Insurance status affected the amount of treatment received and the patient’s chance of survival in cases of brain injury in children, a team of researchers from the University of Arkansas for Medical Sciences (UAMS) found in a study that used nationwide data.
The study was recently published in Critical Care Medicine.
It was conducted by a multidisciplinary team led by Austin Porter, Dr.P.H., M.P.H., an assistant professor in the UAMS Fay W. Boozman College of Public Health and deputy chief science officer for the Arkansas Department of Health; and Analiz Rodriguez, M.D., Ph.D., a neurosurgeon and assistant professor in the Department of Neurosurgery in the UAMS College of Medicine.

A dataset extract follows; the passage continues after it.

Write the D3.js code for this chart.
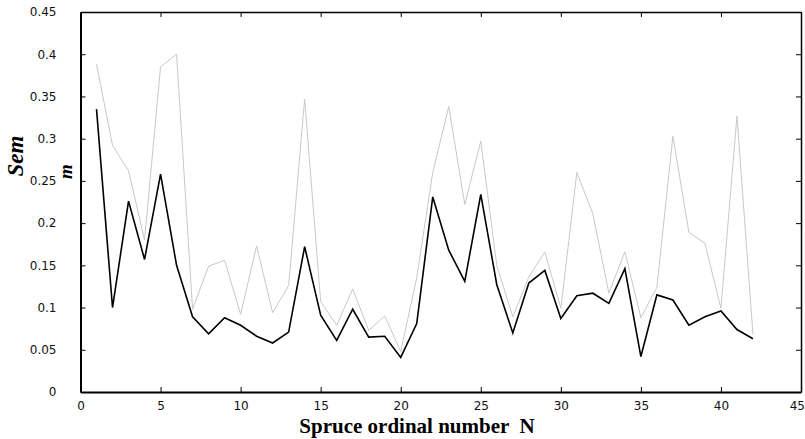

The team looked at 12,449 patients under the age of 18 from a nationwide database. Insured patients were 25 percent less likely to die while in care, even after the team used statistics to correct for the possible influence of other demographic factors like race, gender, and how the patients presented at the hospital. Having insurance increased the patient’s odds of receiving brain surgery by 32 percent and having intracranial pressure monitoring by 54 percent. Both are highly recommended basic lifesaving procedures.
“Uninsured patients were in worse condition when they arrived at the hospital, received less treatment, and had greater chances of dying compared with insured patients who were otherwise similar,” Porter said. “We hear about the effects of disparities in health care and this is just the latest in many studies that are finding this link.”
Despite a growing body of research about how insurance status can affect patient outcomes, Rodriguez said the results were still troubling to the research team.
“It’s surprising, especially for children,” Rodriguez said. “One would think that everything would be done to save this population. Our next studies will look more closely at this topic to try to determine the ‘why.’ As surgeons, we usually don’t know anything about the insurance status of our patients, so it’s hard for us to think about. We would like to think everyone in the health care system is making logical – and neutral – decisions about who receives what care. So we need to look at whether there is a systems issue involved or whether there are other outside forces we haven’t considered.”
Traumatic brain injury (TBI) is a leading cause of injury and death in children, affecting about 475,000 annually.
Coauthors included Clare Brown, Ph.D.; Mick Tilford, Ph.D.; Saleema Karim, Ph.D., MBA; and Namvar Zohoori, M.D., M.P.H., Ph.D.; of the College of Public Health, Todd Maxson, M.D., of the Division of Pediatric General Surgery, Kevin Sexton, M.D., of the Division of Trauma and Acute Care Surgery, and Kevin Thomas, an M.D./M.P.H. student working with Rodriguez. A similar study on insurance and adult brain injury is under review for publication.